A wheel of mass `5 kg` and radius `0.40 m` is rolling on a road without sliding with angular velocity `10 rad s^-1`. The moment of ineria of the wheel about the axis of rotation is `0.65 kg m^2`. The percentage of kinetic energy of rotate in the total kinetic energy of the wheel is.
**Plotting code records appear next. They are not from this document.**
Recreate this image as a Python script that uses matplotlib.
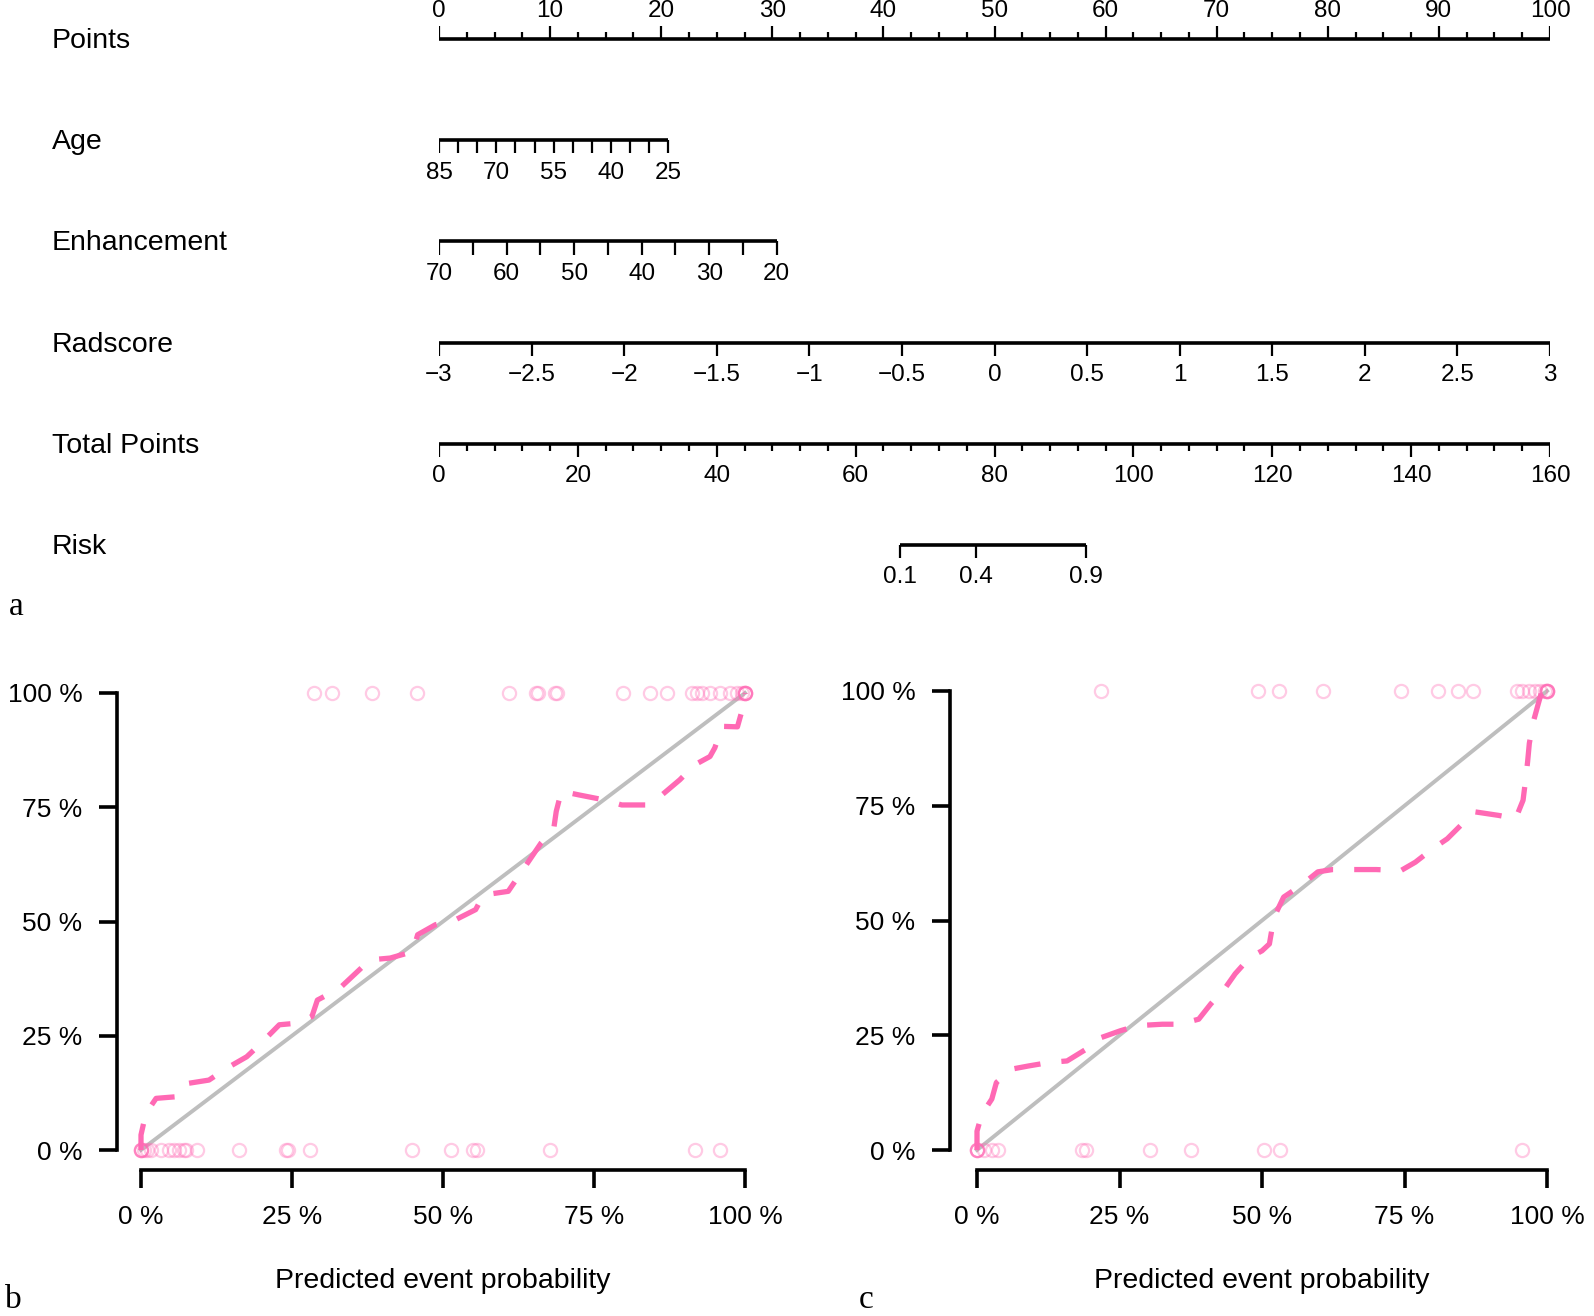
import numpy as np
import matplotlib.pyplot as plt
from matplotlib.transforms import blended_transform_factory

plt.rcParams['font.family'] = ['Liberation Sans', 'DejaVu Sans']

# ---- nomogram (a) ----
row_names = ['Points', 'Age', 'Enhancement', 'Radscore', 'Total Points', 'Risk']

points_major = np.arange(0, 101, 10)
points_minor = np.arange(0, 100.1, 2.5)

age_ticks = np.arange(85, 24, -5)
age_labels = [85, 70, 55, 40, 25]
age_span = [85, 25]
age_pts = [0, 20.65]

enh_ticks = np.arange(70, 19, -5)
enh_labels = [70, 60, 50, 40, 30, 20]
enh_span = [70, 20]
enh_pts = [0, 30.4]

rad_ticks = [-3, -2.5, -2, -1.5, -1, -0.5, 0, 0.5, 1, 1.5, 2, 2.5, 3]
rad_span = [-3, 3]
rad_pts = [0, 100]

total_major = np.arange(0, 161, 20)
total_minor = np.arange(0, 161, 4)
total_span = [0, 160]

risk_labels = [0.1, 0.4, 0.9]
risk_total = [66.4, 77.3, 93.2]

# ---- calibration curves (b, c) ----
pct_ticks = [0, 0.25, 0.5, 0.75, 1.0]
pct_labels = ['0 %', '25 %', '50 %', '75 %', '100 %']

b_curve_x = [0, 0, 0.008, 0.025, 0.0625, 0.079, 0.1125, 0.142, 0.175, 0.196, 0.229, 0.254,
             0.283, 0.292, 0.329, 0.35, 0.379, 0.4125, 0.45, 0.458, 0.4875, 0.521, 0.554,
             0.567, 0.608, 0.625, 0.6625, 0.683, 0.6875, 0.696, 0.725, 0.767, 0.796, 0.8375,
             0.8625, 0.892, 0.917, 0.942, 0.95, 0.9625, 0.9875, 1.0, 1.0]
b_curve_y = [0, 0.033, 0.08, 0.113, 0.117, 0.146, 0.153, 0.179, 0.204, 0.23, 0.274, 0.277,
             0.292, 0.328, 0.354, 0.38, 0.416, 0.42, 0.434, 0.471, 0.493, 0.504, 0.526,
             0.558, 0.566, 0.599, 0.672, 0.70, 0.741, 0.785, 0.777, 0.766, 0.755, 0.755,
             0.777, 0.81, 0.843, 0.861, 0.88, 0.927, 0.926, 0.985, 1.0]
b_top = [0.286, 0.317, 0.383, 0.457, 0.61, 0.654, 0.658, 0.685, 0.689, 0.7975, 0.843, 0.871,
         0.9125, 0.921, 0.929, 0.942, 0.958, 0.975, 0.9875, 0.995, 1.0, 1.0, 1.0, 1.0, 1.0]
b_bottom = [0, 0, 0, 0, 0.005, 0.01, 0.017, 0.033, 0.046, 0.054, 0.0625, 0.071, 0.075, 0.092,
            0.1625, 0.24, 0.243, 0.279, 0.448, 0.5125, 0.55, 0.556, 0.677, 0.917, 0.958]

c_curve_x = [0, 0, 0.0085, 0.026, 0.034, 0.06, 0.09, 0.128, 0.158, 0.192, 0.218, 0.252, 0.282,
             0.325, 0.355, 0.389, 0.41, 0.436, 0.453, 0.479, 0.5, 0.513, 0.521, 0.538, 0.568,
             0.598, 0.624, 0.7, 0.744, 0.769, 0.799, 0.825, 0.855, 0.872, 0.915, 0.945,
             0.958, 0.962, 0.966, 0.969, 0.976, 0.984, 0.991]
c_curve_y = [0, 0.041, 0.078, 0.111, 0.147, 0.176, 0.183, 0.191, 0.194, 0.22, 0.245, 0.26,
             0.271, 0.274, 0.274, 0.285, 0.318, 0.354, 0.384, 0.42, 0.434, 0.449, 0.507,
             0.551, 0.576, 0.606, 0.611, 0.611, 0.609, 0.627, 0.656, 0.678, 0.715, 0.737,
             0.729, 0.722, 0.762, 0.802, 0.846, 0.886, 0.933, 0.969, 1.0]
c_top = [0.218, 0.493, 0.53, 0.607, 0.744, 0.809, 0.844, 0.87, 0.947, 0.957, 0.968, 0.979,
         0.987, 0.996, 1.0, 1.0, 1.0, 1.0, 1.0]
c_bottom = [0, 0, 0, 0, 0.013, 0.026, 0.036, 0.184, 0.192, 0.303, 0.376, 0.503, 0.532, 0.956]

PINK = '#FF69B4'
W, H = 1594, 1316


def lin(v, span, pts):
    v = np.asarray(v, dtype=float)
    return pts[0] + (v - span[0]) / (span[1] - span[0]) * (pts[1] - pts[0])


def fmt(v):
    return ('%g' % v).replace('-', '\u2212')


def scale_row(ax, row, x_line, x_ticks, tick_len, x_labels=None, labels=None, up=False):
    d = -1 if up else 1
    off = 0.28 if up else 0.32
    ax.plot(x_line, [row, row], color='black', lw=2.6, solid_capstyle='butt')
    for x, ln in zip(x_ticks, tick_len):
        ax.plot([x, x], [row, row + d * ln], color='black', lw=1.6, solid_capstyle='butt')
    if labels is not None:
        for x, s in zip(x_labels, labels):
            ax.text(x, row + d * off, s, ha='center', va='center', fontsize=17.5)


fig = plt.figure(figsize=(W / 100, H / 100), dpi=100)

nom = fig.add_axes([439 / W, 1 - 600 / H, 1111 / W, 600 / H])
nom.set_xlim(0, 100)
nom.set_ylim((600 - 39) / 101.2, -39 / 101.2)
nom.axis('off')

# Points
minor = [p for p in points_minor if p % 10 != 0]
xs = list(points_major) + minor
lens = [0.13] * len(points_major) + [0.07] * len(minor)
scale_row(nom, 0, [0, 100], xs, lens, points_major, [fmt(p) for p in points_major], up=True)

# Age
scale_row(nom, 1, lin(age_span, age_span, age_pts), lin(age_ticks, age_span, age_pts),
          [0.13] * len(age_ticks), lin(age_labels, age_span, age_pts), [fmt(a) for a in age_labels])

# Enhancement
scale_row(nom, 2, lin(enh_span, enh_span, enh_pts), lin(enh_ticks, enh_span, enh_pts),
          [0.13] * len(enh_ticks), lin(enh_labels, enh_span, enh_pts), [fmt(e) for e in enh_labels])

# Radscore
scale_row(nom, 3, lin(rad_span, rad_span, rad_pts), lin(rad_ticks, rad_span, rad_pts),
          [0.13] * len(rad_ticks), lin(rad_ticks, rad_span, rad_pts), [fmt(r) for r in rad_ticks])

# Total Points
t_minor = [t for t in total_minor if t % 20 != 0]
t_xs = list(total_major) + t_minor
t_lens = [0.13] * len(total_major) + [0.07] * len(t_minor)
scale_row(nom, 4, lin(total_span, total_span, [0, 100]), lin(t_xs, total_span, [0, 100]), t_lens,
          lin(total_major, total_span, [0, 100]), [fmt(t) for t in total_major])

# Risk
risk_x = lin(risk_total, total_span, [0, 100])
scale_row(nom, 5, [risk_x[0], risk_x[-1]], risk_x, [0.13] * len(risk_x), risk_x,
          [fmt(r) for r in risk_labels])

tr = blended_transform_factory(fig.transFigure, nom.transData)
for i, name in enumerate(row_names):
    nom.text(52 / W, i + 0.02, name, transform=tr, ha='left', va='center', fontsize=20.5)


def calib(rect, cx, cy, top, bottom, yoff):
    ax = fig.add_axes(rect)
    ax.plot([0, 1], [0, 1], color='#BEBEBE', lw=2.8, clip_on=False, zorder=2)
    ax.plot(cx, cy, color=PINK, lw=3.8, ls=(0, (5, 4)), clip_on=False, zorder=3)
    ax.plot(top, np.ones(len(top)), 'o', mfc='none', mec=PINK, alpha=0.35, ms=9.5, mew=1.6,
            clip_on=False, zorder=4)
    ax.plot(bottom, np.zeros(len(bottom)), 'o', mfc='none', mec=PINK, alpha=0.35, ms=9.5, mew=1.6,
            clip_on=False, zorder=4)
    ax.set_xlim(0, 1)
    ax.set_ylim(0, 1)
    ax.set_xticks(pct_ticks)
    ax.set_xticklabels(pct_labels)
    ax.set_yticks(pct_ticks)
    ax.set_yticklabels(pct_labels)
    ax.spines['top'].set_visible(False)
    ax.spines['right'].set_visible(False)
    ax.spines['left'].set_position(('outward', yoff * 0.72))
    ax.spines['bottom'].set_position(('outward', 20 * 0.72))
    for s in ['left', 'bottom']:
        ax.spines[s].set_bounds(0, 1)
        ax.spines[s].set_linewidth(2.6)
    ax.tick_params(length=13, width=2.6, labelsize=19, pad=12)
    ax.set_xlabel('Predicted event probability', fontsize=20.5, labelpad=28)
    ax.patch.set_visible(False)
    return ax


calib([141 / W, 1 - 1150 / H, 604 / W, 457 / H], b_curve_x, b_curve_y, b_top, b_bottom, 24)
calib([977 / W, 1 - 1150 / H, 570 / W, 459 / H], c_curve_x, c_curve_y, c_top, c_bottom, 27)

for lab, x, y in [('a', 16, 615), ('b', 13, 1308), ('c', 866, 1308)]:
    fig.text(x / W, 1 - y / H, lab, family='Liberation Serif', fontsize=24, ha='center', va='baseline')

fig.savefig('out.png', dpi=100)
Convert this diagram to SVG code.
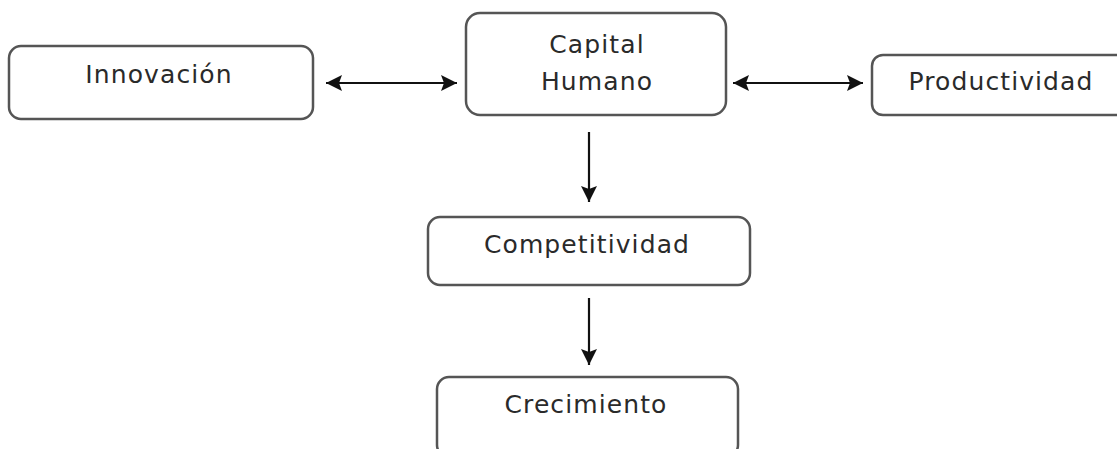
<svg xmlns="http://www.w3.org/2000/svg" width="1117" height="449" viewBox="0 0 1117 449">
<style>
.box{fill:#fff;stroke:#555;stroke-width:2.5}
.lbl{font-family:"DejaVu Sans","Verdana",sans-serif;font-size:25px;letter-spacing:1.1px;fill:#2a2a2a;text-anchor:middle}
.conn{stroke:#111;stroke-width:2.2;fill:none}
</style>
<defs>
<marker id="ah" markerUnits="userSpaceOnUse" markerWidth="18" markerHeight="18" refX="16" refY="8" orient="auto-start-reverse">
<path d="M0,0 L16,8 L0,16 L3,8 Z" fill="#111"/>
</marker>
</defs>
<rect width="1117" height="449" fill="#fff"/>
<g id="innovacion">
<rect class="box" x="9" y="46" width="304" height="73" rx="12"/>
<text class="lbl" x="159" y="83">Innovación</text>
</g>
<g id="capital-humano">
<rect class="box" x="466" y="13" width="260" height="102" rx="14"/>
<text class="lbl" x="597" y="53">Capital</text>
<text class="lbl" x="597" y="90">Humano</text>
</g>
<g id="productividad">
<rect class="box" x="872" y="55" width="260" height="60" rx="11"/>
<text class="lbl" x="1001" y="90">Productividad</text>
</g>
<g id="competitividad">
<rect class="box" x="428" y="217" width="322" height="68" rx="12"/>
<text class="lbl" x="587" y="253">Competitividad</text>
</g>
<g id="crecimiento">
<rect class="box" x="437" y="377" width="301" height="80" rx="12"/>
<text class="lbl" x="586" y="413">Crecimiento</text>
</g>
<g id="connectors">
<line class="conn" x1="326" y1="83" x2="457" y2="83" marker-start="url(#ah)" marker-end="url(#ah)"/>
<line class="conn" x1="733" y1="83" x2="863" y2="83" marker-start="url(#ah)" marker-end="url(#ah)"/>
<line class="conn" x1="589" y1="132" x2="589" y2="202" marker-end="url(#ah)"/>
<line class="conn" x1="589" y1="298" x2="589" y2="365" marker-end="url(#ah)"/>
</g>
</svg>
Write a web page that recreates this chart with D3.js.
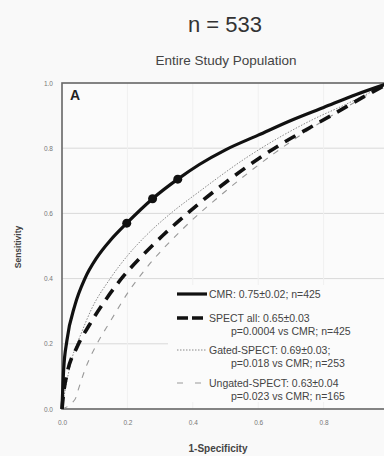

To solve the problem, we will calculate the translational kinetic energy, rotational kinetic energy, and then find the percentage of rotational kinetic energy in the total kinetic energy of the wheel. ### Step-by-Step Solution: 1. **Given Data:** - Mass of the wheel, \( m = 5 \, \text{kg} \) - Radius of the wheel, \( r = 0.40 \, \text{m} \) - Angular velocity, \( \omega = 10 \, \text{rad/s} \) - Moment of inertia, \( I = 0.65 \, \text{kg m}^2 \) 2. **Calculate the Translational Velocity:** The translational velocity \( v \) of the wheel can be calculated using the relation: \[ v = \omega r \] Substituting the values: \[ v = 10 \, \text{rad/s} \times 0.40 \, \text{m} = 4 \, \text{m/s} \] 3. **Calculate the Translational Kinetic Energy:** The translational kinetic energy \( KE_{trans} \) is given by: \[ KE_{trans} = \frac{1}{2} m v^2 \] Substituting the values: \[ KE_{trans} = \frac{1}{2} \times 5 \, \text{kg} \times (4 \, \text{m/s})^2 = \frac{1}{2} \times 5 \times 16 = 40 \, \text{J} \] 4. **Calculate the Rotational Kinetic Energy:** The rotational kinetic energy \( KE_{rot} \) is given by: \[ KE_{rot} = \frac{1}{2} I \omega^2 \] Substituting the values: \[ KE_{rot} = \frac{1}{2} \times 0.65 \, \text{kg m}^2 \times (10 \, \text{rad/s})^2 = \frac{1}{2} \times 0.65 \times 100 = 32.5 \, \text{J} \] 5. **Calculate the Total Kinetic Energy:** The total kinetic energy \( KE_{total} \) is the sum of translational and rotational kinetic energies: \[ KE_{total} = KE_{trans} + KE_{rot} = 40 \, \text{J} + 32.5 \, \text{J} = 72.5 \, \text{J} \] 6. **Calculate the Percentage of Rotational Kinetic Energy:** The percentage of rotational kinetic energy in the total kinetic energy is given by: \[ \text{Percentage} = \left( \frac{KE_{rot}}{KE_{total}} \right) \times 100 \] Substituting the values: \[ \text{Percentage} = \left( \frac{32.5 \, \text{J}}{72.5 \, \text{J}} \right) \times 100 \approx 44.83\% \] ### Final Answer: The percentage of kinetic energy of rotation in the total kinetic energy of the wheel is approximately **44.8%**.